**DATA LINES**

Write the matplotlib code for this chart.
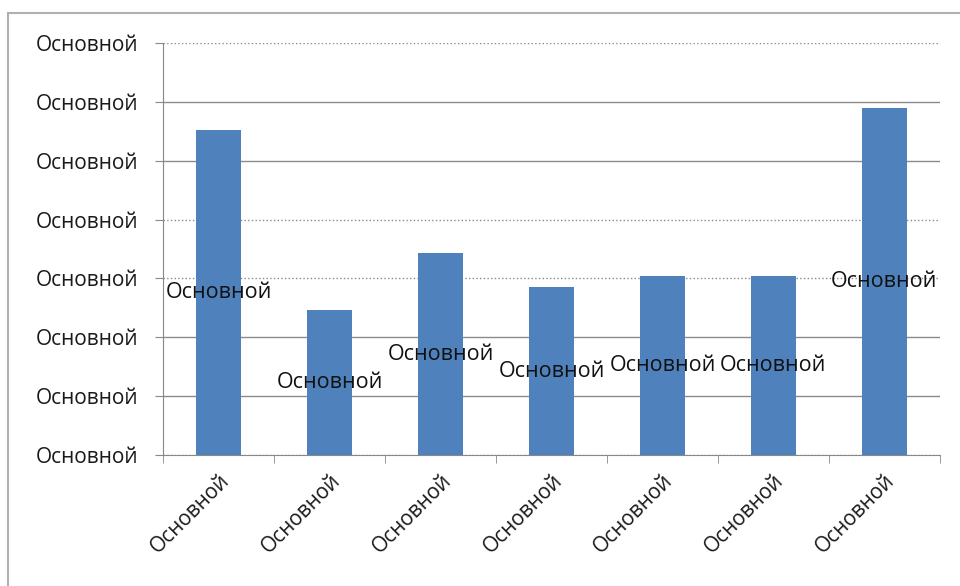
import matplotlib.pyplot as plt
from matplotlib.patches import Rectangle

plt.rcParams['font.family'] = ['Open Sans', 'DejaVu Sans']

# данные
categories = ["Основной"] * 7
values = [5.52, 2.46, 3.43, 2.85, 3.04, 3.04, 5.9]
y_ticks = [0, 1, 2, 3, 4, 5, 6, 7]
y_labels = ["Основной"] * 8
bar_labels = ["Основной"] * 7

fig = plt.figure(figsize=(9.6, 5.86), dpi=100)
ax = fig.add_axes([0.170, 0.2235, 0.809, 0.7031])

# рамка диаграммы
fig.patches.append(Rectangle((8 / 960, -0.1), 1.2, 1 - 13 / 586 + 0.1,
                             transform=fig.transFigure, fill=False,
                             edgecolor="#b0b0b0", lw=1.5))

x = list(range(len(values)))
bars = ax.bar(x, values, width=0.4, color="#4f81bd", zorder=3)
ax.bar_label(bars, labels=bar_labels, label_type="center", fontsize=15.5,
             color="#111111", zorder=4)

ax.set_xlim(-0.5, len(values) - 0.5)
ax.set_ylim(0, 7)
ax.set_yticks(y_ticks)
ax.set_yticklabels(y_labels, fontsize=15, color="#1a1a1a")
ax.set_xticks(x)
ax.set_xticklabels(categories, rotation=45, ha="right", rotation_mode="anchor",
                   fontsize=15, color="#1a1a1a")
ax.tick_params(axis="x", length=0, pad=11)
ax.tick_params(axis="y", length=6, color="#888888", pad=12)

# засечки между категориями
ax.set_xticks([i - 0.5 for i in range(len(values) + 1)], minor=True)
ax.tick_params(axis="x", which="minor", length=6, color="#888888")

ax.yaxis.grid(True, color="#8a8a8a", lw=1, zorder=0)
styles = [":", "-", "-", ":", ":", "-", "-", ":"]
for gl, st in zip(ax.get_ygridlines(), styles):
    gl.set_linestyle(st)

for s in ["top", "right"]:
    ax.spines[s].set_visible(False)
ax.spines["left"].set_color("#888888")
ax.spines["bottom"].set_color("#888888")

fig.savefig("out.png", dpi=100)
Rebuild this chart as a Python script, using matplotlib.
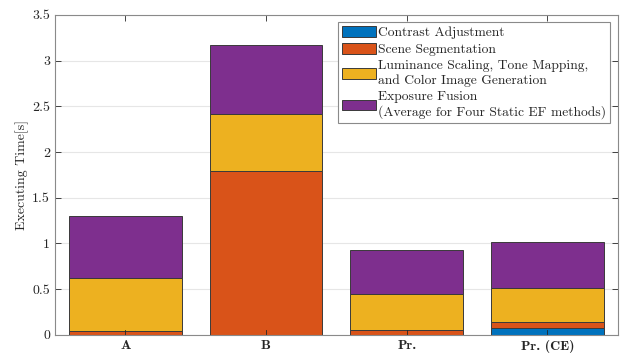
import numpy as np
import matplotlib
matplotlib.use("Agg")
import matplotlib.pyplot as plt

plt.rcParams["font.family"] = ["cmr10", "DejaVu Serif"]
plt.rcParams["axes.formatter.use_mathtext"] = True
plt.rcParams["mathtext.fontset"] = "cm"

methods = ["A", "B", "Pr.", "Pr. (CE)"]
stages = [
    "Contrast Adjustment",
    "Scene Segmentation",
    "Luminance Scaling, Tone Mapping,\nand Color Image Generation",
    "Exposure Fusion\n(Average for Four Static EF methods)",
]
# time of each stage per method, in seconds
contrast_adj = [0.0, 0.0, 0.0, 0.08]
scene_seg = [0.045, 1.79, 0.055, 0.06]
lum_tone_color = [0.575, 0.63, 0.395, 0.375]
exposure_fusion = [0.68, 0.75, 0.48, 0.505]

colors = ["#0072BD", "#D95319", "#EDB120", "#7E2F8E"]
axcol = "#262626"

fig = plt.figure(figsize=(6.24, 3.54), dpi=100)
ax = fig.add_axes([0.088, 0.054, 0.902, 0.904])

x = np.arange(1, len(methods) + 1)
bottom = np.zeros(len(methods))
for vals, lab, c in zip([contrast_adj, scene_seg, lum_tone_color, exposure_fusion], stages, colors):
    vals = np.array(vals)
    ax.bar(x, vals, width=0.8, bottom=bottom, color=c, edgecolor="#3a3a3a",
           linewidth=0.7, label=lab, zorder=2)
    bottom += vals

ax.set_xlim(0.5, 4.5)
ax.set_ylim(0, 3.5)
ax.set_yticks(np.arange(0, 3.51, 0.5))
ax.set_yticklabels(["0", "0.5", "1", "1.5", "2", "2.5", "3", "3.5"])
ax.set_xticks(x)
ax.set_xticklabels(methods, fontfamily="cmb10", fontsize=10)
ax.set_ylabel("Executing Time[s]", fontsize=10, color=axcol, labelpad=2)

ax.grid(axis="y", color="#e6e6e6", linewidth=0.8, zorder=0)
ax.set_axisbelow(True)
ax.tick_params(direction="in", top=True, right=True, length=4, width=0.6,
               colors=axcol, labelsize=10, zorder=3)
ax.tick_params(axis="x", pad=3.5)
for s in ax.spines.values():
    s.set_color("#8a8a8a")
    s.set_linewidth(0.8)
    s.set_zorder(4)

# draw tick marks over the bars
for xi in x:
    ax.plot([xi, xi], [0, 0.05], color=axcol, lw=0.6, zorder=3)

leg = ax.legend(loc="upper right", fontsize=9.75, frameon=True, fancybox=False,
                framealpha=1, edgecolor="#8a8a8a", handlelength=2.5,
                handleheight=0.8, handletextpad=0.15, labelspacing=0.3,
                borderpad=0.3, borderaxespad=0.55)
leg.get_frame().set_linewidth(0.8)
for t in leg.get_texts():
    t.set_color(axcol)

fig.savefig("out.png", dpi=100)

**WHAT TO WORK ON**
Copy out all the records exactly, excluding pictures.

**REPLY**
Write the matplotlib code for this chart.
import matplotlib.pyplot as plt
from matplotlib.patches import Rectangle

plt.rcParams['font.family'] = ['Open Sans', 'DejaVu Sans']

# данные
categories = ["Основной"] * 7
values = [5.52, 2.46, 3.43, 2.85, 3.04, 3.04, 5.9]
y_ticks = [0, 1, 2, 3, 4, 5, 6, 7]
y_labels = ["Основной"] * 8
bar_labels = ["Основной"] * 7

fig = plt.figure(figsize=(9.6, 5.86), dpi=100)
ax = fig.add_axes([0.170, 0.2235, 0.809, 0.7031])

# рамка диаграммы
fig.patches.append(Rectangle((8 / 960, -0.1), 1.2, 1 - 13 / 586 + 0.1,
                             transform=fig.transFigure, fill=False,
                             edgecolor="#b0b0b0", lw=1.5))

x = list(range(len(values)))
bars = ax.bar(x, values, width=0.4, color="#4f81bd", zorder=3)
ax.bar_label(bars, labels=bar_labels, label_type="center", fontsize=15.5,
             color="#111111", zorder=4)

ax.set_xlim(-0.5, len(values) - 0.5)
ax.set_ylim(0, 7)
ax.set_yticks(y_ticks)
ax.set_yticklabels(y_labels, fontsize=15, color="#1a1a1a")
ax.set_xticks(x)
ax.set_xticklabels(categories, rotation=45, ha="right", rotation_mode="anchor",
                   fontsize=15, color="#1a1a1a")
ax.tick_params(axis="x", length=0, pad=11)
ax.tick_params(axis="y", length=6, color="#888888", pad=12)

# засечки между категориями
ax.set_xticks([i - 0.5 for i in range(len(values) + 1)], minor=True)
ax.tick_params(axis="x", which="minor", length=6, color="#888888")

ax.yaxis.grid(True, color="#8a8a8a", lw=1, zorder=0)
styles = [":", "-", "-", ":", ":", "-", "-", ":"]
for gl, st in zip(ax.get_ygridlines(), styles):
    gl.set_linestyle(st)

for s in ["top", "right"]:
    ax.spines[s].set_visible(False)
ax.spines["left"].set_color("#888888")
ax.spines["bottom"].set_color("#888888")

fig.savefig("out.png", dpi=100)
Rebuild this chart as a Python script, using matplotlib.
import numpy as np
import matplotlib
matplotlib.use("Agg")
import matplotlib.pyplot as plt

plt.rcParams["font.family"] = ["cmr10", "DejaVu Serif"]
plt.rcParams["axes.formatter.use_mathtext"] = True
plt.rcParams["mathtext.fontset"] = "cm"

methods = ["A", "B", "Pr.", "Pr. (CE)"]
stages = [
    "Contrast Adjustment",
    "Scene Segmentation",
    "Luminance Scaling, Tone Mapping,\nand Color Image Generation",
    "Exposure Fusion\n(Average for Four Static EF methods)",
]
# time of each stage per method, in seconds
contrast_adj = [0.0, 0.0, 0.0, 0.08]
scene_seg = [0.045, 1.79, 0.055, 0.06]
lum_tone_color = [0.575, 0.63, 0.395, 0.375]
exposure_fusion = [0.68, 0.75, 0.48, 0.505]

colors = ["#0072BD", "#D95319", "#EDB120", "#7E2F8E"]
axcol = "#262626"

fig = plt.figure(figsize=(6.24, 3.54), dpi=100)
ax = fig.add_axes([0.088, 0.054, 0.902, 0.904])

x = np.arange(1, len(methods) + 1)
bottom = np.zeros(len(methods))
for vals, lab, c in zip([contrast_adj, scene_seg, lum_tone_color, exposure_fusion], stages, colors):
    vals = np.array(vals)
    ax.bar(x, vals, width=0.8, bottom=bottom, color=c, edgecolor="#3a3a3a",
           linewidth=0.7, label=lab, zorder=2)
    bottom += vals

ax.set_xlim(0.5, 4.5)
ax.set_ylim(0, 3.5)
ax.set_yticks(np.arange(0, 3.51, 0.5))
ax.set_yticklabels(["0", "0.5", "1", "1.5", "2", "2.5", "3", "3.5"])
ax.set_xticks(x)
ax.set_xticklabels(methods, fontfamily="cmb10", fontsize=10)
ax.set_ylabel("Executing Time[s]", fontsize=10, color=axcol, labelpad=2)

ax.grid(axis="y", color="#e6e6e6", linewidth=0.8, zorder=0)
ax.set_axisbelow(True)
ax.tick_params(direction="in", top=True, right=True, length=4, width=0.6,
               colors=axcol, labelsize=10, zorder=3)
ax.tick_params(axis="x", pad=3.5)
for s in ax.spines.values():
    s.set_color("#8a8a8a")
    s.set_linewidth(0.8)
    s.set_zorder(4)

# draw tick marks over the bars
for xi in x:
    ax.plot([xi, xi], [0, 0.05], color=axcol, lw=0.6, zorder=3)

leg = ax.legend(loc="upper right", fontsize=9.75, frameon=True, fancybox=False,
                framealpha=1, edgecolor="#8a8a8a", handlelength=2.5,
                handleheight=0.8, handletextpad=0.15, labelspacing=0.3,
                borderpad=0.3, borderaxespad=0.55)
leg.get_frame().set_linewidth(0.8)
for t in leg.get_texts():
    t.set_color(axcol)

fig.savefig("out.png", dpi=100)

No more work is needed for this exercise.